By NBP Editorial Board | July 23, 2018, 11:00 EDT
The Earth’s temperature has risen over the past century. There is no doubt about it. Since 1880, the temperatures on Earth measured on land and at sea show that the Earth’s globally averaged surface temperature in 2016 was 0.94 degrees Celsius (1.69 degrees Fahrenheit) higher than the 20thcentury average. This finding comes from the National Oceanic & Atmospheric Administration (NOAA), which is part of the U.S. Department of Commerce, and is likely accurate.
Most climate change scientists, activists and politicians attribute these higher temperatures to greenhouse gases – primarily carbon dioxide (CO2). They argue that the temperature is rising because of increased levels of CO2 caused by mankind, primarily through the use of hydrocarbons – coal, oil, and gas.
So, if this is true, why was the Earth warmer in A.D. 1000 than it is currently? If CO2 is the primary culprit for manmade global warming, why was it warmer then, when the levels of CO2 were lower than they are currently? A thousand years ago, there was no industrial activity producing these allegedly pernicious greenhouse gases, yet it was warm enough to farm parts of Greenland.
There are no written records of Norsemen (Vikings) farming in Greenland one thousand years ago. But data from archeological sites based on ice core and clam shells indicate that the regions around the southern fjords of Greenland were warm enough to farm. Norse colonists had livestock and grew barley.
Greenland was called Greenland because parts of it were green one thousand years ago. It was much warmer on Greenland then than it is now. And the Earth was not warmer 1,000 years ago because of elevated levels of CO2. Clearly there were other reasons for the warmer period of the Earth, which scientists estimate between A.D. 800 and A.D. 1300.
In reflecting on the changes of temperature over the past 1,200 years, there seem to be much that we do not know. A little intellectual humility is needed, which is why we wrote last month about Einstein’s refusal to call his General Theory of Relativity valid until there was empirical data to back it up. Why is the temperature rising? Because of solar radiation or sunspot activity? Perhaps changes in ocean currents? Or are the temperature patterns on Earth cyclical for some reasons that we do not understand?
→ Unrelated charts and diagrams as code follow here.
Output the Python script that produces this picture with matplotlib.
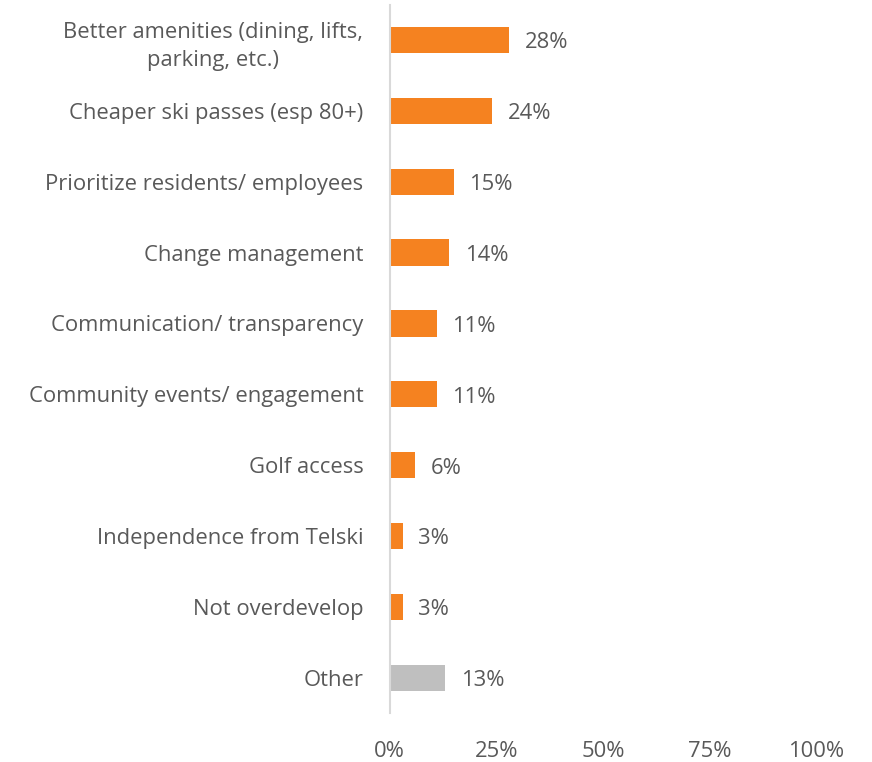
import matplotlib
matplotlib.use("Agg")
import matplotlib.pyplot as plt

categories = [
    "Better amenities (dining, lifts,\nparking, etc.)",
    "Cheaper ski passes (esp 80+)",
    "Prioritize residents/ employees",
    "Change management",
    "Communication/ transparency",
    "Community events/ engagement",
    "Golf access",
    "Independence from Telski",
    "Not overdevelop",
    "Other",
]
values = [28, 24, 15, 14, 11, 11, 6, 3, 3, 13]
colors = ["#F58220"] * 9 + ["#BFBFBF"]
xticks = [0, 25, 50, 75, 100]

plt.rcParams['font.family'] = ['Open Sans', 'DejaVu Sans']
text_color = "#595959"
fs = 15.8

fig = plt.figure(figsize=(8.72, 7.62), dpi=100)
ax = fig.add_axes([0.447, 0.064, 0.489, 0.93])

y = list(range(len(categories)))
ax.barh(y, values, height=0.37, color=colors, zorder=2)
for yi, v in zip(y, values):
    ax.text(v + 3.6, yi + 0.04, f"{v}%", va="center", ha="left", fontsize=fs, color=text_color)

ax.set_ylim(len(categories) - 0.5, -0.5)
ax.set_xlim(0, 100)
ax.set_yticks(y)
ax.set_yticklabels(categories, fontsize=fs, color=text_color, ha="right",
                   multialignment="center", linespacing=1.45)
ax.set_xticks(xticks)
ax.set_xticklabels([f"{t}%" for t in xticks], fontsize=fs, color=text_color)
ax.tick_params(axis="both", length=0)
ax.tick_params(axis="y", pad=19)
ax.tick_params(axis="x", pad=20)
for s in ["top", "right", "bottom"]:
    ax.spines[s].set_visible(False)
ax.spines["left"].set_color("#D9D9D9")
ax.spines["left"].set_linewidth(1.5)

fig.savefig("out.png", dpi=100)
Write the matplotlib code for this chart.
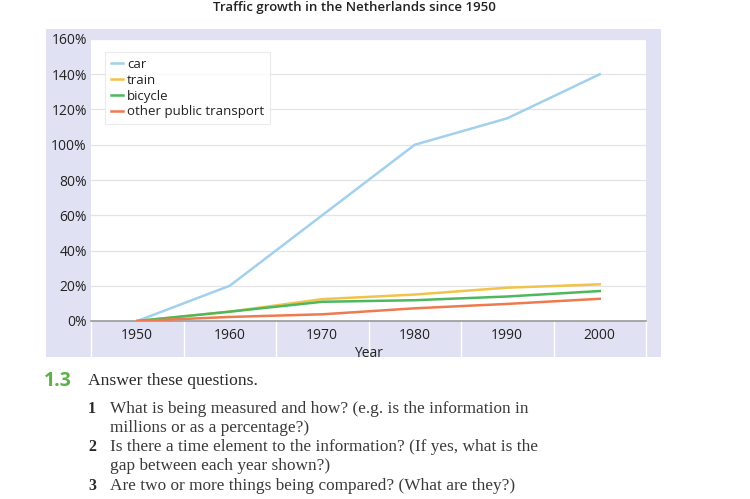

Humility from the scientific community is also desperately needed, as none of the climate change models have proven to be accurate. Most of them, based on rising levels of CO2 in the atmosphere climbing from .0034% to .0039%, have predicted large spikes in the Earth’s temperature over the past 20 years which have not occurred.
An entire generation of students has been brought to believe that the Earth is fragile and that the rising temperatures spell doom for mankind. Hollywood has cashed in, too, with dozens of movies showing the Earth imperiled by global warming. The only solution, we are told, is to reduce CO2 by lowering the level of industrial activity, which depends on coal, oil, and gas.
But there has been, in fact, very little change in the climate over the past decade. Perhaps CO2 is not the culprit. It was warm in Greenland 1,000 years ago without rising levels of CO2 so perhaps there are other factors at work over which we have no control.
As we seek to understand the reasons for global warming, it is vital that governments take no steps that lessen our freedom and curtail our ability to increase our standard of living – especially in the developing world where many still live in abject poverty. Before joining the “consensus” who believe that elevated levels of CO2 are causing global warming, ask the purveyors of this unproven theory why Greenland is called Greenland.